“Huyendo de los civiles / un gitano del Perchel”… Así empezaba una vieja canción de Raphael, a quien aborrecí en su momento tanto como a Daddy Yankee o a Romeo ahora. Pero no es de esperpentos que voy a escribir hoy. El caso es que el estribillo de aquel tema decía “échale guindas al pavo, / que yo le echaré a la pava / azúcar, canela y clavo”.
Era de una ridiculez supina, sí, pero en él encontré por vez primera el modismo que encabeza esta sección. Por entonces no tenía el auxilio de Internet, por lo que la Biblioteca Nacional solía ser mi exclusiva Dipirona antignorancia. Y entonces me encontré con José María Iribarren.
En su libro inmortal, El Porqué de los Dichos, el lexicógrafo apuntó que esta frase se dice para mostrar “asombro ante la facilidad con que otro hace una cosa o resuelve una dificultad”, y agregaba que deriva del proverbio “échale guindas a la Tarasca y verás cómo las masca”.
¿Qué es la Tarasca? Pues un monstruo legendario que aparece representado en las antiguas procesiones del Corpus Cristi en Madrid y otras capitales españolas. En tales eventos se sacaba una especie de dragón de cartón con cuello movedizo, en cuyo interior se colocaban varios portadores que hacían que la boca de la Tarasca se abriera y cerrara como queriendo tragarse el mundo.
Cuentan que su plato favorito eran las boinas de los pueblerinos que venían a la capital, que ensimismados como estaban no se percataban de que el bicho les escamoteaba los sombreros. No obstante, según Iribarren, “los muchachos le echaban por la boca a la Tarasca cerezas y guindas, regalo que agradecían mucho los que iban dentro”.
Con el tiempo la Tarasca quedó reemplazada por la guinda, y así llegó el dicho hasta mí en boca de Raphael, aunque fue la viril gitanería de Lola Flores lo que más contribuyó a su popularidad.
En tiempos de vacas gordas
Este modismo nos remite de inmediato al Antiguo Testamento, cuando los judíos eran esclavos de los egipcios. Según relata el libro del Génesis, cierta vez el faraón tuvo un sueño singular e inquietante en el que vio cómo siete vacas flacas devoraban a otras tantas vacas gordas. Desconcertado por tal visión, convocó a los adivinos de más renombre del país, pero ninguno de ellos supo interpretar satisfactoriamente la pesadilla.
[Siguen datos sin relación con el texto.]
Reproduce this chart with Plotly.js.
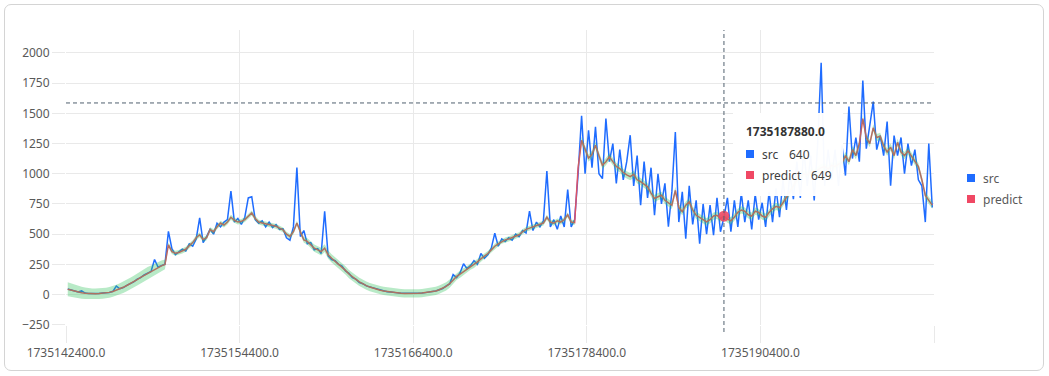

Entonces hizo comparecer ante sí a José, hijo de Jacob y Raquel, y éste le explicó que las siete vacas gordas simbolizaban “los siete próximos años, que serían de abundancia y prosperidad”, mientras que las siete vacas flacas representaban la “escasez y penurias que harán que se olvide toda la abundancia de la tierra de Egipto durante otros siete años, y el hambre consumirá la tierra”. Se trataba, explicó José, de un presagio: “Lo que Dios va a hacer, lo ha mostrado al Faraón”.
El paso de los siglos no dejó caer en el olvido aquella enseñanza de sabiduría y prudencia, y aludir al período de vacas gordas nos remite inevitablemente a una etapa de prosperidad material, pero con la advertencia implícita de que a ese período habrá de sucederle otro de necesidades y apremios.
Por mi parte, hago votos porque algún día engorden.